Stated problem →
Would you print the records below from the first line through the line containing "import plotly.graph_objects as go", skipping the pictures?

(Lines of data)
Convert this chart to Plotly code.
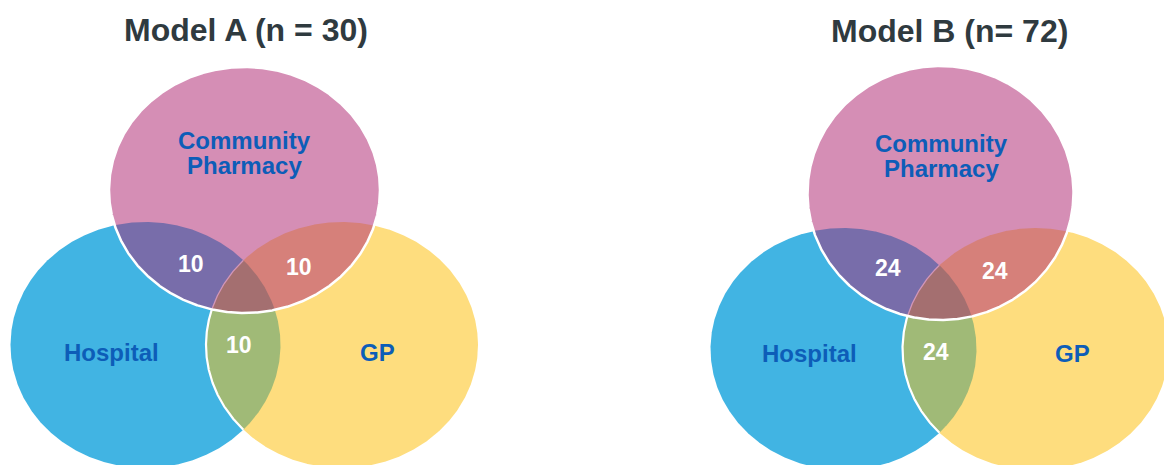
import numpy as np
import plotly.graph_objects as go

# ---------------- data ----------------
models = ["Model A", "Model B"]
model_n = [30, 72]
title_templates = ["{m} (n = {n})", "{m} (n= {n})"]
set_labels = ["Community Pharmacy", "Hospital", "GP"]
# overlap counts: Hospital∩Pharmacy, GP∩Pharmacy, Hospital∩GP
overlap_a = [10, 10, 10]
overlap_b = [24, 24, 24]
overlaps = [overlap_a, overlap_b]

# ---------------- styling / layout ----------------
W, H = 1164, 465
C_PINK = "#D58EB5"
C_BLUE = "#41B4E3"
C_YELLOW = "#FEDD7E"
C_PURPLE = "#786DAA"
C_SALMON = "#D6807A"
C_GREEN = "#A0BA77"
C_TRIPLE = "#A46F70"
C_LABEL = "#0D5DB8"
C_TITLE = "#2F3A3F"
FONT = "Liberation Sans, Arial, sans-serif"

# ellipse geometry per panel: (cx, cy, rx, ry) for pink, blue, yellow
geoms = [
    {"pink": (244.5, 190, 135.5, 123), "blue": (145.5, 345, 135, 123), "yellow": (342, 345, 136, 123),
     "title": (246, 30)},
    {"pink": (940.5, 193, 133, 127), "blue": (843.5, 349, 133, 121), "yellow": (1035.5, 349, 133, 121),
     "title": (949.5, 31)},
]
# label anchor positions (centre of first line) and line spacing
label_pos = [
    {"Community Pharmacy": (244.5, 140), "Hospital": (111, 352), "GP": (377, 352),
     "ov": [(191, 264), (299, 267), (239, 345)]},
    {"Community Pharmacy": (941, 143), "Hospital": (809, 353), "GP": (1072, 353),
     "ov": [(888, 268), (994.5, 271), (935.5, 352)]},
]
LINE_GAP = 25

N = 1440
T = np.linspace(0, 2 * np.pi, N, endpoint=False)


def pts(e):
    cx, cy, rx, ry = e
    return cx + rx * np.cos(T), cy + ry * np.sin(T)


def inside(e, x, y, tol=1e-9):
    cx, cy, rx, ry = e
    return ((x - cx) / rx) ** 2 + ((y - cy) / ry) ** 2 <= 1 + tol


def intersection(ells):
    xs, ys = [], []
    for i, e in enumerate(ells):
        x, y = pts(e)
        m = np.ones_like(x, dtype=bool)
        for j, f in enumerate(ells):
            if j != i:
                m &= inside(f, x, y)
        xs.append(x[m]); ys.append(y[m])
    x = np.concatenate(xs); y = np.concatenate(ys)
    mx, my = x.mean(), y.mean()
    order = np.argsort(np.arctan2(y - my, x - mx))
    x, y = x[order], y[order]
    return np.append(x, x[0]), np.append(y, y[0])


def segments(x, y, mask):
    xs, ys = [], []
    n = len(x)
    if mask.all():
        return list(np.append(x, x[0])), list(np.append(y, y[0]))
    start = int(np.argmin(mask))
    idx = [(start + k) % n for k in range(n)]
    cur = False
    for k in idx:
        if mask[k]:
            xs.append(x[k]); ys.append(y[k]); cur = True
        elif cur:
            xs.append(None); ys.append(None); cur = False
    return xs, ys


fig = go.Figure()


def fill(x, y, color):
    fig.add_trace(go.Scatter(x=list(x), y=list(y), mode="lines", fill="toself",
                             fillcolor=color, line=dict(width=0, color=color),
                             hoverinfo="skip", showlegend=False))


def line(x, y, color, width):
    fig.add_trace(go.Scatter(x=list(x), y=list(y), mode="lines",
                             line=dict(width=width, color=color),
                             hoverinfo="skip", showlegend=False))


annotations = []
for p, g in enumerate(geoms):
    pink, blue, yellow = g["pink"], g["blue"], g["yellow"]
    bx, by = pts(blue)
    fill(bx, by, C_BLUE)
    yx, yy = pts(yellow)
    fill(yx, yy, C_YELLOW)
    gx, gy = intersection([blue, yellow])
    fill(gx, gy, C_GREEN)
    in_b = inside(blue, yx, yy)
    in_p = inside(pink, yx, yy)
    sx, sy = segments(yx, yy, in_b & ~in_p)
    line(sx, sy, "white", 2.2)
    px, py = pts(pink)
    fill(px, py, C_PINK)
    ix, iy = intersection([blue, pink])
    fill(ix, iy, C_PURPLE)
    ix, iy = intersection([yellow, pink])
    fill(ix, iy, C_SALMON)
    ix, iy = intersection([blue, yellow, pink])
    fill(ix, iy, C_TRIPLE)
    sx, sy = segments(yx, yy, in_b & in_p)
    line(sx, sy, "#D296B8", 1.3)
    line(list(np.append(px, px[0])), list(np.append(py, py[0])), "white", 2.5)

    tx, ty = g["title"]
    annotations.append(dict(x=tx, y=ty, text=title_templates[p].format(m=models[p], n=model_n[p]),
                            showarrow=False, xref="x", yref="y",
                            font=dict(family=FONT, size=32, color=C_TITLE, weight="bold")))
    lp = label_pos[p]
    for lab in set_labels:
        lx, ly = lp[lab]
        for k, part in enumerate(lab.split(" ")):
            annotations.append(dict(x=lx, y=ly + k * LINE_GAP, text=part, showarrow=False,
                                    xref="x", yref="y",
                                    font=dict(family=FONT, size=24, color=C_LABEL, weight="bold")))
    for (ox, oy), v in zip(lp["ov"], overlaps[p]):
        annotations.append(dict(x=ox, y=oy, text=str(v), showarrow=False, xref="x", yref="y",
                                font=dict(family=FONT, size=23, color="white", weight="bold")))

fig.update_layout(
    width=W, height=H, margin=dict(l=0, r=0, t=0, b=0),
    paper_bgcolor="white", plot_bgcolor="white",
    xaxis=dict(range=[0, W], visible=False, fixedrange=True),
    yaxis=dict(range=[H, 0], visible=False, fixedrange=True),
    annotations=annotations, showlegend=False,
)

fig.write_html(
    "out.html",
    config={"displayModeBar": False},
    post_script="document.body.style.margin='0';document.body.style.overflow='hidden';",
)
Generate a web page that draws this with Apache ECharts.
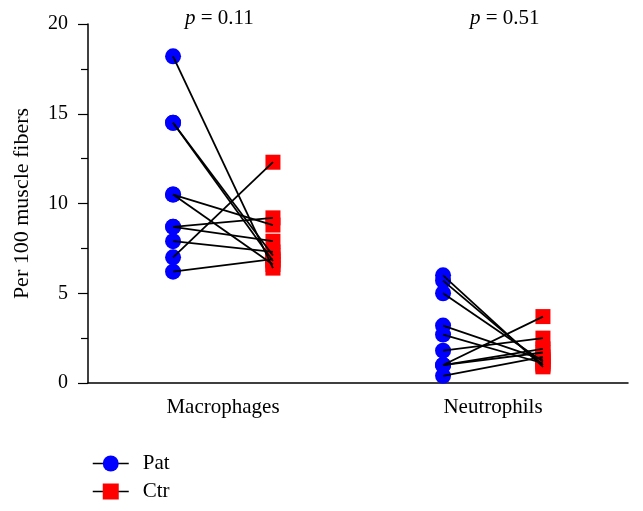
<!DOCTYPE html>
<html>
<head>
<meta charset="utf-8">
<script src="https://cdn.jsdelivr.net/npm/echarts@6/dist/echarts.min.js"></script>
<style>html,body{margin:0;padding:0;background:#fff}#c{width:643px;height:511px}</style>
</head>
<body>
<div id="c"></div>
<script>
var categories = ['Macrophages', 'Neutrophils'];
var pValues = ['0.11', '0.51'];
var macPat = [18.2, 14.5, 14.5, 10.5, 10.5, 8.7, 8.7, 7.9, 7.0, 6.2];
var macCtr = [6.4, 7.1, 6.8, 8.8, 6.6, 9.2, 7.9, 7.3, 12.3, 6.9];
var neuPat = [6.0, 5.7, 5.0, 3.2, 2.7, 1.8, 1.0, 1.0, 1.0, 0.4];
var neuCtr = [0.9, 1.0, 1.2, 1.3, 1.1, 2.5, 3.7, 1.9, 1.7, 1.45];
var yTicks = [0, 5, 10, 15, 20];

var FONT = 'Liberation Serif';
var groups = [{pat: macPat, ctr: macCtr}, {pat: neuPat, ctr: neuCtr}];
var centers = [1, 3];
var off = 0.37;

var patData = [], ctrData = [], lineData = [];
groups.forEach(function (g, gi) {
  var c = centers[gi];
  g.pat.forEach(function (v, i) {
    patData.push([c - off, v]);
    ctrData.push([c + off, g.ctr[i]]);
    lineData.push({coords: [[c - off, v], [c + off, g.ctr[i]]]});
  });
});

var chart = echarts.init(document.getElementById('c'), null, {renderer: 'canvas'});
chart.setOption({
  animation: false,
  backgroundColor: '#fff',
  grid: {left: 88, right: 15, top: 24, bottom: 128, containLabel: false},
  xAxis: {
    type: 'value', min: 0, max: 4, interval: 1,
    axisLine: {show: true, onZero: false, lineStyle: {color: '#000', width: 1.5}},
    axisTick: {show: false},
    splitLine: {show: false},
    axisLabel: {
      margin: 14, color: '#000', fontFamily: FONT, fontSize: 21,
      showMinLabel: false, showMaxLabel: false,
      formatter: function (v) {
        var i = centers.indexOf(v);
        return i >= 0 ? categories[i] : '';
      }
    }
  },
  yAxis: {
    type: 'value', min: 0, max: 20, interval: 5,
    name: 'Per 100 muscle fibers', nameLocation: 'middle', nameGap: 55,
    nameTextStyle: {color: '#000', fontFamily: FONT, fontSize: 22},
    axisLine: {show: true, lineStyle: {color: '#000', width: 1.5}},
    axisTick: {show: true, length: 10, lineStyle: {color: '#000', width: 1.2}},
    minorTick: {show: true, splitNumber: 2, length: 7, lineStyle: {color: '#000', width: 1.2}},
    splitLine: {show: false},
    axisLabel: {margin: 20, color: '#000', fontFamily: FONT, fontSize: 20,
      formatter: function (v) { return yTicks.indexOf(v) >= 0 ? String(v) : ''; }}
  },
  legend: {
    orient: 'vertical', left: 92, top: 453, padding: 0,
    itemWidth: 36, itemHeight: 20, itemGap: 7,
    textStyle: {color: '#000', fontFamily: FONT, fontSize: 21, padding: [0, 0, 0, 9]},
    lineStyle: {color: '#000', width: 1.5, opacity: 1},
    data: ['Pat', 'Ctr']
  },
  graphic: centers.map(function (c, i) {
    return {
      type: 'text', left: (i === 0 ? 185 : 470), top: 8,
      style: {
        rich: {
          i: {fontFamily: FONT, fontStyle: 'italic', fontSize: 21, fill: '#000'},
          n: {fontFamily: FONT, fontSize: 21, fill: '#000'}
        },
        text: '{i|p}{n| = ' + pValues[i] + '}'
      }
    };
  }),
  series: [
    {name: 'Pat', type: 'line', data: patData, symbol: 'circle', symbolSize: 16,
      lineStyle: {width: 0, opacity: 0}, itemStyle: {color: '#0000ff'}, z: 2},
    {name: 'Ctr', type: 'line', data: ctrData, symbol: 'rect', symbolSize: 15,
      lineStyle: {width: 0, opacity: 0}, itemStyle: {color: '#ff0000'}, z: 2},
    {type: 'lines', coordinateSystem: 'cartesian2d', data: lineData, z: 5,
      lineStyle: {color: '#000', width: 1.8, opacity: 1}}
  ]
});
</script>
</body>
</html>
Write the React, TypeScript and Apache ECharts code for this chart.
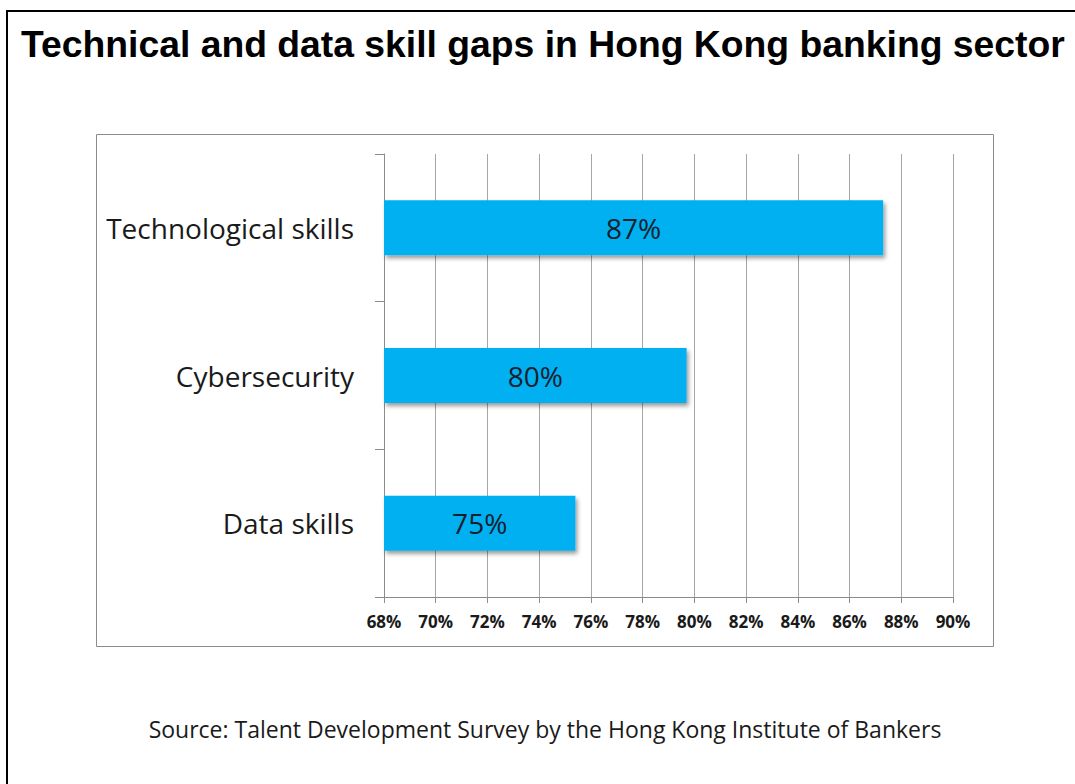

Solution to this task →
Convert this chart to Plotly code.
import numpy as np
import plotly.graph_objects as go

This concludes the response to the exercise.